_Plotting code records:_
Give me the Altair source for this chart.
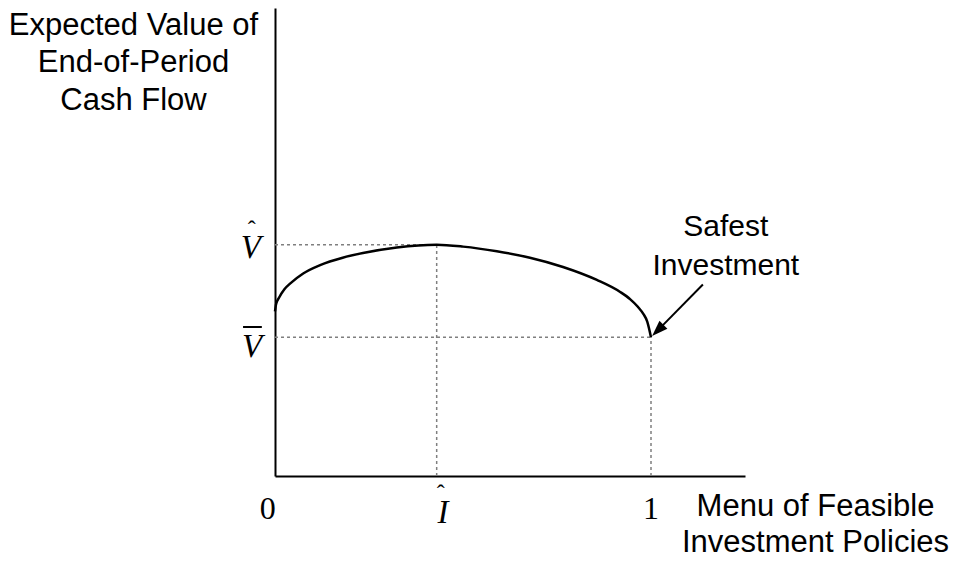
import altair as alt
import pandas as pd

# Curve: expected value of end-of-period cash flow vs. investment policy
policy = [0, 0.003, 0.011, 0.025, 0.04, 0.075, 0.12, 0.18, 0.234, 0.324, 0.43,
          0.5, 0.59, 0.678, 0.766, 0.856, 0.918, 0.945, 0.965, 0.98, 0.99, 1.0]
value = [1.78, 1.86, 1.93, 2.02, 2.08, 2.19, 2.28, 2.36, 2.41, 2.47, 2.5,
         2.48, 2.43, 2.36, 2.26, 2.12, 1.99, 1.91, 1.83, 1.75, 1.67, 1.5]

V_HAT = 2.5    # peak value
V_BAR = 1.5    # value of safest investment
I_HAT = 0.43   # policy at peak
SAFEST = 1.0

X_MAX = 1.25
Y_MAX = 5.06

y_title = ["Expected Value of", "End-of-Period", "Cash Flow"]
x_title = ["Menu of Feasible", "Investment Policies"]

curve = pd.DataFrame({"x": policy, "y": value})

guides = pd.DataFrame({
    "x":  [0, I_HAT, 0, SAFEST],
    "x2": [I_HAT, I_HAT, SAFEST, SAFEST],
    "y":  [V_HAT, 0, V_BAR, 0],
    "y2": [V_HAT, V_HAT, V_BAR, V_BAR],
})

xs = alt.Scale(domain=[0, X_MAX], nice=False, zero=False)
ys = alt.Scale(domain=[0, Y_MAX], nice=False, zero=False)

base_axis_x = alt.Axis(
    title=x_title, ticks=False, labels=False, grid=False,
    domainColor="black", domainWidth=2,
    titleFont="Liberation Sans", titleFontSize=31, titleFontWeight="normal",
    titleColor="black", titleAlign="center", titleBaseline="alphabetic",
    titleX=540, titleY=39, titleLineHeight=36,
)
base_axis_y = alt.Axis(
    title=y_title, ticks=False, labels=False, grid=False,
    domainColor="black", domainWidth=2,
    titleFont="Liberation Sans", titleFontSize=31, titleFontWeight="normal",
    titleColor="black", titleAlign="center", titleBaseline="alphabetic",
    titleAngle=0, titleX=-142, titleY=26, titleLineHeight=37.5,
)

line = alt.Chart(curve).mark_line(color="black", strokeWidth=2.5, interpolate="monotone").encode(
    x=alt.X("x:Q", scale=xs, axis=base_axis_x),
    y=alt.Y("y:Q", scale=ys, axis=base_axis_y),
)

dots = alt.Chart(guides).mark_rule(color="#7f7f7f", strokeWidth=1.5, strokeDash=[3, 3]).encode(
    x=alt.X("x:Q", scale=xs), x2="x2:Q",
    y=alt.Y("y:Q", scale=ys), y2="y2:Q",
)

# upright serif tick labels
ticks_df = pd.DataFrame({"x": [-0.019, SAFEST], "y": [-0.465, -0.465], "t": ["0", "1"]})
tick_txt = alt.Chart(ticks_df).mark_text(
    font="Liberation Serif", fontSize=32, color="black", baseline="alphabetic", align="center"
).encode(x=alt.X("x:Q", scale=xs), y=alt.Y("y:Q", scale=ys), text="t:N")

# italic serif symbols
sym_df = pd.DataFrame({
    "x": [0.447, -0.064, -0.061],
    "y": [-0.508, 2.357, 1.286],
    "t": ["I", "V", "V"],
})
sym_txt = alt.Chart(sym_df).mark_text(
    font="Liberation Serif", fontSize=33, fontStyle="italic", color="black",
    baseline="alphabetic", align="center"
).encode(x=alt.X("x:Q", scale=xs), y=alt.Y("y:Q", scale=ys), text="t:N")

# hats
hat_df = pd.DataFrame({"x": [0.441, -0.062], "y": [-0.27, 2.58], "t": ["ˆ", "ˆ"]})
hat_txt = alt.Chart(hat_df).mark_text(
    font="Liberation Serif", fontSize=24, color="black", baseline="alphabetic", align="center"
).encode(x=alt.X("x:Q", scale=xs), y=alt.Y("y:Q", scale=ys), text="t:N")

# bar over V
bar_df = pd.DataFrame({"x": [-0.085], "x2": [-0.035], "y": [1.611]})
bar = alt.Chart(bar_df).mark_rule(color="black", strokeWidth=2).encode(
    x=alt.X("x:Q", scale=xs), x2="x2:Q", y=alt.Y("y:Q", scale=ys)
)

# annotation
ann_df = pd.DataFrame({"x": [1.199], "y": [2.6], "t": [["Safest", "Investment"]]})
ann_txt = alt.Chart(ann_df).mark_text(
    font="Liberation Sans", fontSize=30, color="black", baseline="alphabetic",
    align="center", lineHeight=39
).encode(x=alt.X("x:Q", scale=xs), y=alt.Y("y:Q", scale=ys), text="t")

arrow_df = pd.DataFrame({"x": [1.138, 1.018], "y": [2.07, 1.575]})
arrow_line = alt.Chart(arrow_df).mark_line(color="black", strokeWidth=2).encode(
    x=alt.X("x:Q", scale=xs), y=alt.Y("y:Q", scale=ys)
)
head_df = pd.DataFrame({"x": [1.018], "y": [1.575]})
arrow_head = alt.Chart(head_df).mark_point(
    shape="M0,-1L-0.7,1L0.7,1Z", filled=True, color="black", size=256, angle=225, opacity=1
).encode(x=alt.X("x:Q", scale=xs), y=alt.Y("y:Q", scale=ys))

chart = alt.layer(
    dots, line, tick_txt, sym_txt, hat_txt, bar, ann_txt, arrow_line, arrow_head
).properties(
    width=470, height=468,
    autosize=alt.AutoSizeParams(type="none"),
    padding={"left": 267, "top": 0, "right": 204, "bottom": 82},
    background="white",
).configure_view(stroke=None)

chart.save("out.html", embed_options={"renderer": "svg", "actions": False})
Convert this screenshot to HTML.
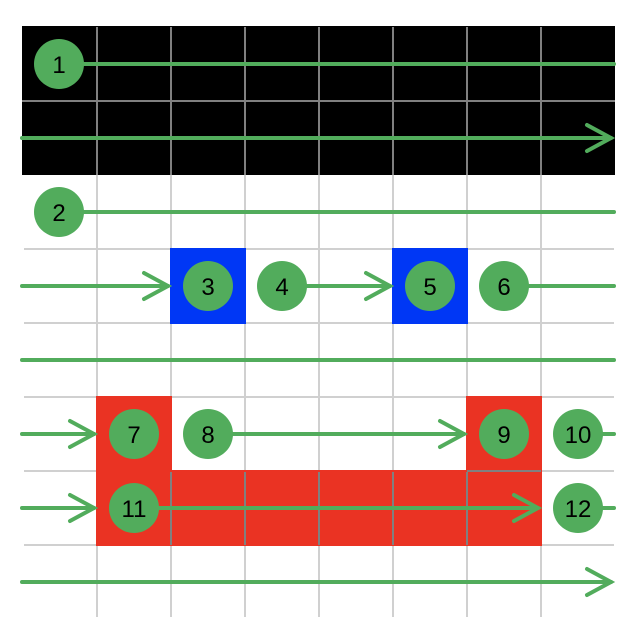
<!DOCTYPE html><html><head><style>body{margin:0;background:#fff}svg{display:block}</style></head><body>
<svg width="638" height="642" viewBox="0 0 638 642" xmlns="http://www.w3.org/2000/svg" font-family="Liberation Sans, sans-serif">
<rect x="22" y="26" width="593" height="149" fill="#000"/>
<g stroke="#d0d0d0" stroke-width="2">
<line x1="97" y1="175" x2="97" y2="617"/><line x1="171" y1="175" x2="171" y2="617"/><line x1="245" y1="175" x2="245" y2="617"/><line x1="319" y1="175" x2="319" y2="617"/><line x1="393" y1="175" x2="393" y2="617"/><line x1="467" y1="175" x2="467" y2="617"/><line x1="541" y1="175" x2="541" y2="617"/>
<line x1="24" y1="249" x2="614" y2="249"/><line x1="24" y1="323" x2="614" y2="323"/><line x1="24" y1="397" x2="614" y2="397"/><line x1="24" y1="471" x2="614" y2="471"/><line x1="24" y1="545" x2="614" y2="545"/>
</g>
<rect x="170" y="248" width="76" height="76" fill="#0037F5"/>
<rect x="392" y="248" width="76" height="76" fill="#0037F5"/>
<rect x="96" y="396" width="76" height="150" fill="#EA3323"/>
<rect x="466" y="396" width="76" height="150" fill="#EA3323"/>
<rect x="96" y="470" width="446" height="76" fill="#EA3323"/>
<g stroke="#808080" stroke-width="2">
<line x1="97" y1="27" x2="97" y2="175"/><line x1="171" y1="27" x2="171" y2="175"/><line x1="245" y1="27" x2="245" y2="175"/><line x1="319" y1="27" x2="319" y2="175"/><line x1="393" y1="27" x2="393" y2="175"/><line x1="467" y1="27" x2="467" y2="175"/><line x1="541" y1="27" x2="541" y2="175"/>
<line x1="22" y1="101" x2="615" y2="101"/>
<line x1="171" y1="472" x2="171" y2="545"/><line x1="245" y1="472" x2="245" y2="545"/><line x1="319" y1="472" x2="319" y2="545"/><line x1="393" y1="472" x2="393" y2="545"/><line x1="467" y1="472" x2="467" y2="545"/><line x1="467" y1="471" x2="541" y2="471"/>
</g>
<g stroke="#52AC5C" stroke-width="4" fill="none" stroke-linecap="round">
<line x1="84" y1="64" x2="614" y2="64"/>
<line x1="22" y1="138" x2="611" y2="138"/><polyline points="587,125 611,138 587,151"/>
<line x1="84" y1="212" x2="614" y2="212"/>
<line x1="22" y1="286" x2="168" y2="286"/><polyline points="144,273 168,286 144,299"/>
<line x1="307" y1="286" x2="390" y2="286"/><polyline points="366,273 390,286 366,299"/>
<line x1="529" y1="286" x2="614" y2="286"/>
<line x1="22" y1="360" x2="614" y2="360"/>
<line x1="22" y1="434" x2="94" y2="434"/><polyline points="70,421 94,434 70,447"/>
<line x1="233" y1="434" x2="464" y2="434"/><polyline points="440,421 464,434 440,447"/>
<line x1="603" y1="434" x2="614" y2="434"/>
<line x1="22" y1="508" x2="94" y2="508"/><polyline points="70,495 94,508 70,521"/>
<line x1="159" y1="508" x2="538" y2="508"/><polyline points="514,495 538,508 514,521"/>
<line x1="603" y1="508" x2="614" y2="508"/>
<line x1="22" y1="582" x2="611" y2="582"/><polyline points="587,569 611,582 587,595"/>
</g>
<g fill="#52AC5C">
<circle cx="59" cy="64" r="25"/><circle cx="59" cy="212" r="25"/><circle cx="208" cy="286" r="25"/><circle cx="282" cy="286" r="25"/><circle cx="430" cy="286" r="25"/><circle cx="504" cy="286" r="25"/><circle cx="134" cy="434" r="25"/><circle cx="208" cy="434" r="25"/><circle cx="504" cy="434" r="25"/><circle cx="578" cy="434" r="25"/><circle cx="134" cy="508" r="25"/><circle cx="578" cy="508" r="25"/>
</g>
<g font-size="24" text-anchor="middle" fill="#000">
<text x="59" y="73">1</text><text x="59" y="221">2</text><text x="208" y="295">3</text><text x="282" y="295">4</text><text x="430" y="295">5</text><text x="504" y="295">6</text><text x="134" y="443">7</text><text x="208" y="443">8</text><text x="504" y="443">9</text><text x="578" y="443">10</text><text x="134" y="517">11</text><text x="578" y="517">12</text>
</g>
</svg></body></html>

_Aim of the task:_
Copy the records above from the first line through the line containing "import pandas as pd", both included, and leave out any pictures.

_Final result:_
Give me the Altair source for this chart.
import altair as alt
import pandas as pd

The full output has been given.